Vision Creative Group’s Approach to Content Marketing
As businesses big and small continue to convert their marketing efforts from traditional to digital, it can be easy for them to get lost. The good news is that many of the elements of traditional advertising translate well into the digital realm. Understanding what’s still relevant in traditional advertising and building upon it makes the transition much easier. I thought I would share some thoughts and examples of how VCG built upon its experience in advertising to develop and execute content marketing strategies.
Let’s get down to the basics. People aren’t interested in advertising; people want valuable information or resources —content. That’s exactly what content marketing does: provide them with something that is relevant, meaningful or useful. It tells the consumer: “Hey, here’s something we think you’ll find valuable. If you do, come check us out or spread the word. There’s more where that came from.” The relationship is predicated on value, not fluff. When consumers see value in their relationship with your business, interest is generated, customer loyalty is earned and the path to increased sales is paved.

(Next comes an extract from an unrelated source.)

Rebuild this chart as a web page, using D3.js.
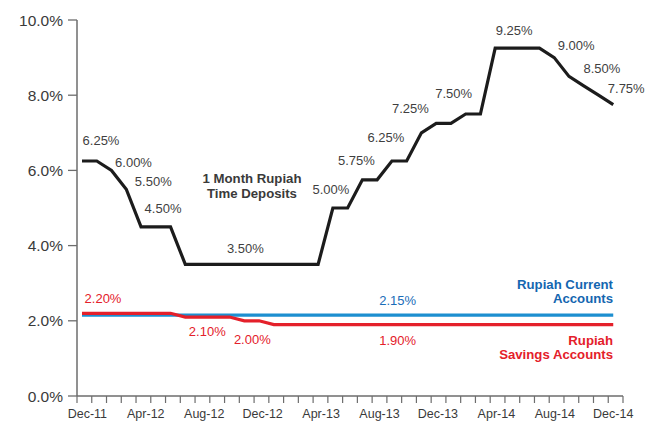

Content marketing is a strategy developed around the realities of digital marketing. Blog posts, videos and infographics are the bread-n-butter of content marketing and social media is the primary vehicle—along with email—for delivering content to audiences. When adopting this strategy, we relied on two strengths we knew we could deliver: strong visuals and copy.
As I’m sure you’re aware, visuals are essential to content marketing. Even if your content doesn’t lend itself to visuals, adding some tasteful design to the headline can go a long way. Copywriting is the next piece of the puzzle. Effective content marketing harnesses the core strengths of copywriting: magnetic headlines, persuasive language. Take Twitter’s 140 characters as an example: the short messaging format creates a unique opportunity to narrow the focus to one line. A magnetic headline or strong piece of copy will drive people to your content; the persuasive language is what informs them of your purpose.
So what does this look like for VCG? Our blog, for example, has one idea in mind: provide value. Sometimes this takes the form of thoughts about the world around us, at other times we provide insight and tips into the world of marketing and design.
Here are a couple of examples. Earlier this year, we published a blog post that offered an informal checklist on how schools can adapt to the next generation of parents. The other example is a blog post we recently published reminding businesses to always review what they offer that their competition does not and convey that to their audiences. Both offer insight and advice, free of charge.
How do we use these skills for our clients? We recently shot a video for our client the New Jersey Youth Chorus. The visuals work together to develop a sense of what they offer and why it might interest you. It’s about more than singing; it’s about a unique place where a child can be part of a community and develop their musical self and who knows, maybe even sing the national anthem at a Jets game.
If a parent, or a friend of a parent, saw that on social media and knew of a child who loved singing, wouldn’t they want to share this video with them? They could share the video and tell them “Check it out! This looks like the perfect place for Billy to sing (instead of at the dinner table).” With social media, interests of all kinds (and formats) can be shared easily! That’s a key metric to great content marketing!
Speaking of metrics, content marketing introduces new measurements that marketers can use to optimize their efforts and better achieve business objectives. With traditional advertising, measured results are based solely on sales. With content marketing the goal is obviously still sales, but additional metrics such as consumption, lead generation and sharing provide a more detailed assessment of how people respond to your marketing efforts.
See? If you’re new to content marketing, take comfort in the fact that it’s built upon a foundation that I’m sure you’re familiar with. The execution is more involved, but, again, leveraging those elements from traditional advertising can help you start to develop and deliver great content.